I have just finished my first seat in Personal Injury and Clinical Negligence at the Oxford office of Royds Withy King, and this is a quick snapshot of my work.
From non-law to law
As a non-law graduate this was my first real exposure to the legal world, other than a week or two of work experience. Consequently the first few weeks held some rabbit in the headlight moments when you are presented with a file, a memo and the immortal lines ‘can you just..?’ Other trainees tell me that this in fact is normal for the start of a seat, so must be embraced. I found that I very quickly became familiar with the work, the fee-earners and time recording (forensically breaking your day into units of six minutes!). Crucially I found that the wider team, from partners to secretaries, were all willing to help if I had a question, and you should have lots. I also had comprehensive training on all systems and attended external and internal training, often in one of our other offices.
A day in the life…
I know it sounds clichéd but as it was a litigious seat, my days were very varied. One minute you might be deciphering medical records to draft a chronology based on a client’s medical history, dropping documents off at court or taking notes at a meeting with a barrister and medical experts. I have been lucky enough to go to an approval hearing in front of a judge; a full trial in the County Court and an application hearing at the Royal Courts.
Valuing a client’s potential damages was a large part of my role. This required researching previous cases and doing a ‘compare and contrast’ exercise between the client’s injuries/symptoms and those of previously decided cases.

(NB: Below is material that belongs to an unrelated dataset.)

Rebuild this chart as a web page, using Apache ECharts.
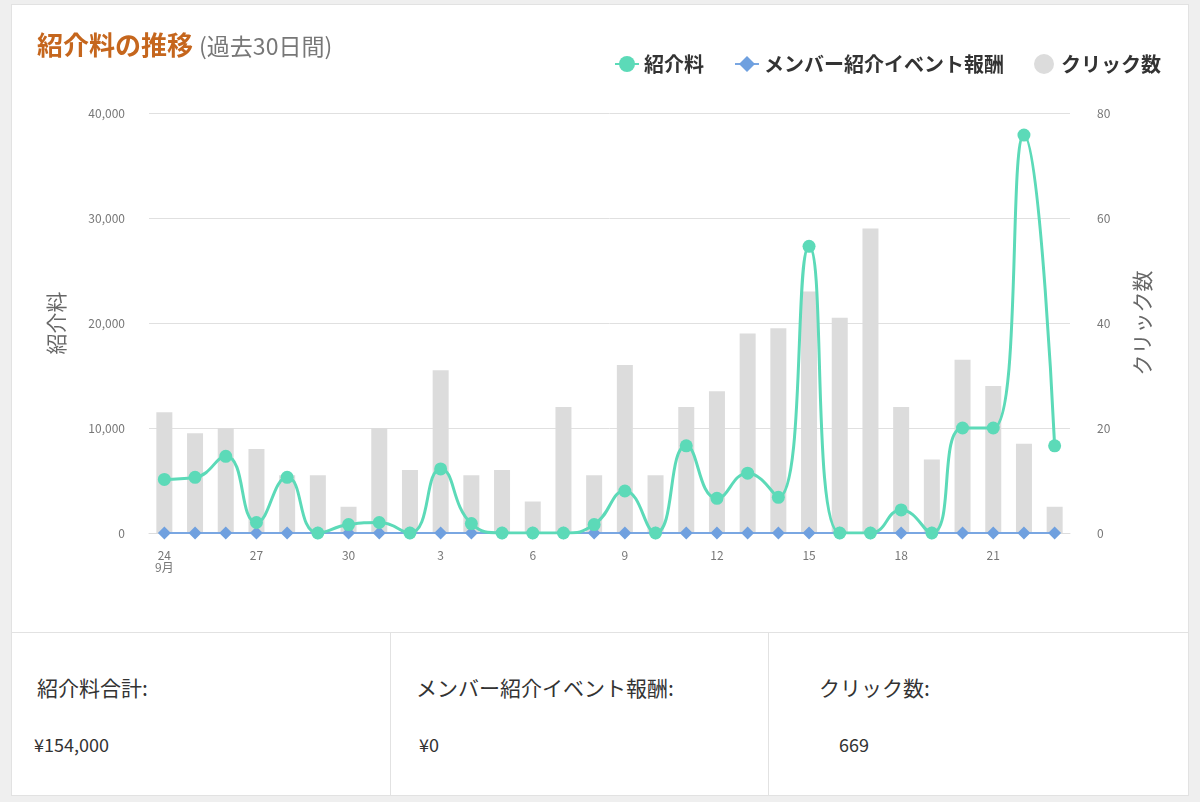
<!DOCTYPE html>
<html>
<head>
<meta charset="utf-8">
<script src="https://cdn.jsdelivr.net/npm/echarts@6/dist/echarts.min.js"></script>
<style>
  html, body { margin: 0; padding: 0; background: #efefef; font-family: "Noto Sans CJK JP", "Noto Sans", sans-serif; }
  .card { position: absolute; background: #fff; border: 1px solid #e2e2e2; box-sizing: border-box; }
  .lbl { position: absolute; font-size: 21px; color: #333; }
  .val { position: absolute; font-size: 18px; color: #333; }
  #main { position: absolute; left: 0; top: 0; width: 1200px; height: 802px; }
</style>
</head>
<body>
<div class="card" style="left:11px;top:4px;width:1178px;height:629px;"></div>
<div class="card" style="left:11px;top:632px;width:380px;height:164px;">
  <div class="lbl" style="left:25px;top:39px;">紹介料合計:</div>
  <div class="val" id="sum1" style="left:22px;top:98px;"></div>
</div>
<div class="card" style="left:390px;top:632px;width:379px;height:164px;">
  <div class="lbl" style="left:25px;top:39px;">メンバー紹介イベント報酬:</div>
  <div class="val" id="sum2" style="left:28px;top:98px;"></div>
</div>
<div class="card" style="left:768px;top:632px;width:421px;height:164px;">
  <div class="lbl" style="left:50px;top:39px;">クリック数:</div>
  <div class="val" id="sum3" style="left:70px;top:98px;"></div>
</div>
<div id="main"></div>
<script>
// 過去30日間の日付
var days = ['9/24', '9/25', '9/26', '9/27', '9/28', '9/29', '9/30',
    '10/1', '10/2', '10/3', '10/4', '10/5', '10/6', '10/7', '10/8', '10/9', '10/10',
    '10/11', '10/12', '10/13', '10/14', '10/15', '10/16', '10/17', '10/18', '10/19',
    '10/20', '10/21', '10/22', '10/23'];

// 紹介料
var fees = [5100, 5300, 7300, 1000, 5300, 0, 800, 1000, 0, 6100,
    900, 0, 0, 0, 800, 4000, 0, 8300, 3300, 5700,
    3400, 27300, 0, 0, 2200, 0, 10000, 10000, 37900, 8300];

// メンバー紹介イベント報酬
var rewards = [0, 0, 0, 0, 0, 0, 0, 0, 0, 0,
    0, 0, 0, 0, 0, 0, 0, 0, 0, 0,
    0, 0, 0, 0, 0, 0, 0, 0, 0, 0];

// クリック数
var clicks = [23, 19, 20, 16, 11, 11, 5, 20, 12, 31,
    11, 12, 6, 24, 11, 32, 11, 24, 27, 38,
    39, 46, 41, 58, 24, 14, 33, 28, 17, 5];

var feeTicks = [0, 10000, 20000, 30000, 40000];
var clickTicks = [0, 20, 40, 60, 80];

function sum(a) { return a.reduce(function (s, v) { return s + v; }, 0); }
document.getElementById('sum1').textContent = '¥' + sum(fees).toLocaleString('en-US');
document.getElementById('sum2').textContent = '¥' + sum(rewards).toLocaleString('en-US');
document.getElementById('sum3').textContent = sum(clicks);

var myChart = echarts.init(document.getElementById('main'));

var font = '"Noto Sans CJK JP", "Noto Sans", sans-serif';

option = {
    textStyle: { fontFamily: font },
    title: {
        left: 32,
        top: 27,
        text: '{a|紹介料の推移} {b|(過去30日間)}',
        textStyle: {
            rich: {
                a: { fontSize: 26, fontWeight: 'bold', color: '#c5661d', fontFamily: font },
                b: { fontSize: 23, fontWeight: 'normal', color: '#777', fontFamily: font, padding: [3, 0, 0, 2] }
            }
        }
    },
    legend: {
        right: 34,
        top: 49,
        itemGap: 30,
        itemWidth: 24,
        itemHeight: 20,
        textStyle: { fontSize: 20, fontWeight: 'bold', color: '#333', fontFamily: font },
        data: [
            { name: '紹介料' },
            { name: 'メンバー紹介イベント報酬' },
            { name: 'クリック数', icon: 'circle' }
        ]
    },
    grid: {
        left: 149,
        right: 130,
        top: 113,
        bottom: 269
    },
    xAxis: {
        type: 'category',
        data: days,
        axisTick: { show: false },
        axisLine: { lineStyle: { color: '#dddddd' } },
        axisLabel: {
            interval: 2,
            margin: 16,
            color: '#777',
            fontSize: 12,
            formatter: function (v, i) {
                var d = v.split('/');
                return i === 0 ? d[1] + '\n' + d[0] + '月' : d[1];
            }
        }
    },
    yAxis: [
        {
            type: 'value',
            name: '紹介料',
            nameLocation: 'middle',
            nameGap: 82,
            nameTextStyle: { fontSize: 21, color: '#666' },
            min: feeTicks[0],
            max: feeTicks[feeTicks.length - 1],
            interval: feeTicks[1] - feeTicks[0],
            axisLine: { show: false },
            axisTick: { show: false },
            axisLabel: {
                margin: 24,
                color: '#777',
                fontSize: 12,
                formatter: function (v) { return v.toLocaleString('en-US'); }
            },
            splitLine: { lineStyle: { color: '#e0e0e0' } }
        },
        {
            type: 'value',
            name: 'クリック数',
            nameLocation: 'middle',
            nameGap: 62,
            nameTextStyle: { fontSize: 21, color: '#666' },
            min: clickTicks[0],
            max: clickTicks[clickTicks.length - 1],
            interval: clickTicks[1] - clickTicks[0],
            axisLine: { show: false },
            axisTick: { show: false },
            axisLabel: { margin: 27, color: '#777', fontSize: 12 },
            splitLine: { show: false }
        }
    ],
    series: [
        {
            name: 'クリック数',
            type: 'bar',
            yAxisIndex: 1,
            barWidth: 16,
            itemStyle: { color: '#dcdcdc' },
            data: clicks
        },
        {
            name: 'メンバー紹介イベント報酬',
            type: 'line',
            yAxisIndex: 0,
            symbol: 'diamond',
            symbolSize: 13,
            itemStyle: { color: '#6fa0df' },
            lineStyle: { width: 2, color: '#7aa7e2' },
            data: rewards
        },
        {
            name: '紹介料',
            type: 'line',
            yAxisIndex: 0,
            smooth: 0.5,
            symbol: 'circle',
            symbolSize: 13,
            itemStyle: { color: '#5cdab8' },
            lineStyle: { width: 3, color: '#5cdab8' },
            data: fees
        }
    ]
};

myChart.setOption(option);
</script>
</body>
</html>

It was more an art than a science but it was really interesting work and excellent to see those valuations used to make offers to settle.
Using a Dictaphone to produce letters, minutes and other documents was a very novel experience. If you can get over the self-conscious aspect of talking quietly into a microphone-esque device in the middle of an office then it can save you a lot of time and typing! Tip – check the volume control before you play back your dictation.
The human side of law
I had a good amount of client contact, which for me involved taking initial enquires from the public, calling clients and going on a home visit. This was brilliant as you see the human side of your cases and it is good practice with people management skills. Equally, as a trainee I was on the rota to run Citizens Advice Bureau advice clinics, which was a great opportunity to build on my interviewing and advising skills.

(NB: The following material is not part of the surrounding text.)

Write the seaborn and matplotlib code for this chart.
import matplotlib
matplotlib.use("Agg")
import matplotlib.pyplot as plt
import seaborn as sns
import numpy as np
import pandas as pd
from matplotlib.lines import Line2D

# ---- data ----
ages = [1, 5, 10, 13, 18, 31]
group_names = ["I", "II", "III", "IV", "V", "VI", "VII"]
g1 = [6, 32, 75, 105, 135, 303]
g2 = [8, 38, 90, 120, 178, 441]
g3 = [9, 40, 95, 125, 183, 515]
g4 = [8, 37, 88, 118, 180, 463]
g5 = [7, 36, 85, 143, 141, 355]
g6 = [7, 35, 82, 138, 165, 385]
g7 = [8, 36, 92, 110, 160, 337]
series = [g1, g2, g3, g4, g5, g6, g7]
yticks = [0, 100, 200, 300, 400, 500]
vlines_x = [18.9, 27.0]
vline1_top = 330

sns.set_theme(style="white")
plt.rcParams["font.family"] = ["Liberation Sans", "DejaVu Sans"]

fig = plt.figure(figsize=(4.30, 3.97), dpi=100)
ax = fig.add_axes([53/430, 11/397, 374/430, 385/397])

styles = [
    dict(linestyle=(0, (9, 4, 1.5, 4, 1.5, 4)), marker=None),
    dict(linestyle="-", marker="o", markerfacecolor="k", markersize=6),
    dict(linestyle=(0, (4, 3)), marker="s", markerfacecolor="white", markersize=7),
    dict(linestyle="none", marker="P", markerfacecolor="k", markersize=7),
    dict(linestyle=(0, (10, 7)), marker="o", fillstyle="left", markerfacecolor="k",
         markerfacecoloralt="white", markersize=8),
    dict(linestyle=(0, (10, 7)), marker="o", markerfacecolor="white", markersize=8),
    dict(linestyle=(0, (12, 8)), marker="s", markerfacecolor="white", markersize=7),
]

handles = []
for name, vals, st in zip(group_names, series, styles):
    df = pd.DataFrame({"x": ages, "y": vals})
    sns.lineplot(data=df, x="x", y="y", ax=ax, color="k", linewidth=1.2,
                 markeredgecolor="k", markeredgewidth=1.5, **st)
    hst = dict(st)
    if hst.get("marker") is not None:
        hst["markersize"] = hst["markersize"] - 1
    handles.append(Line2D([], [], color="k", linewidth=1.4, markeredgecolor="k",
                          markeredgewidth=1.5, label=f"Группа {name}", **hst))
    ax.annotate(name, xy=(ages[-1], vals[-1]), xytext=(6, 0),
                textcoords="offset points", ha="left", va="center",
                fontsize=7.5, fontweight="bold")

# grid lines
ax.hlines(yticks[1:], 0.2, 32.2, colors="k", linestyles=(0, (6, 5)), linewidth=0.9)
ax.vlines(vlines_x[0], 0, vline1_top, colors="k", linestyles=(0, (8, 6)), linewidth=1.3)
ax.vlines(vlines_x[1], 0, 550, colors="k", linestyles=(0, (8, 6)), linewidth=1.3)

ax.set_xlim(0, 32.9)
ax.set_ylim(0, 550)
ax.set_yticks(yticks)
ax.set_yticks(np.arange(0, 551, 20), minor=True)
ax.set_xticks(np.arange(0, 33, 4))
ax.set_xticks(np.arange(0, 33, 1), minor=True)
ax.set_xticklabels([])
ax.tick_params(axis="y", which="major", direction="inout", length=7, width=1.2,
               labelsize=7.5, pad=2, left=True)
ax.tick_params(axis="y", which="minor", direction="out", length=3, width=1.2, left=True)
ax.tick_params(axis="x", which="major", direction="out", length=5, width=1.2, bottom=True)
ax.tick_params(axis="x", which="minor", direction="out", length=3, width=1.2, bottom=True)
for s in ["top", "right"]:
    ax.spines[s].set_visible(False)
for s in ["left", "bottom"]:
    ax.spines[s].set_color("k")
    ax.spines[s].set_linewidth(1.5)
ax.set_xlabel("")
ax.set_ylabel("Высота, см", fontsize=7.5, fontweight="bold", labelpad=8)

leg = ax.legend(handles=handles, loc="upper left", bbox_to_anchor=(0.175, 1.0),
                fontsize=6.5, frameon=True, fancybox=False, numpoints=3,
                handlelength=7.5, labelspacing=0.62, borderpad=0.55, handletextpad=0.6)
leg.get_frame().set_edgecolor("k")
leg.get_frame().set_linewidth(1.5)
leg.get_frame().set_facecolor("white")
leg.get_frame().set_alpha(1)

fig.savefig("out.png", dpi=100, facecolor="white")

Of course note taking, research and photocopying are all less glamorous trainee tasks but they are vital to the role and would not be the best use of a partner’s time! Tip – preparing a bundle for trial always takes longer than you think. However, the fee-earners in the team were very good at inviting me to meetings and getting me involved with interesting work they were doing, which meant I had a good overview of the role of a solicitor in that area by the end of my seat.
The time absolutely flew by and I always had work to do. From day one I was made to feel like I was an important member of the team, which was invaluable. The office was friendly and supportive and there was a good social element to complement the work. In my first fortnight I had my welcome lunch, the Oxford office’s summer party and the Personal Injury team treat (which involved crazy golf, dinner and cocktail making). The firm holds a social event on the first Friday of every month in all offices, which is a good way for those in other departments to get to know each other.
I have now moved to the Bath office to start my second seat in Corporate and am looking forward to starting all over again!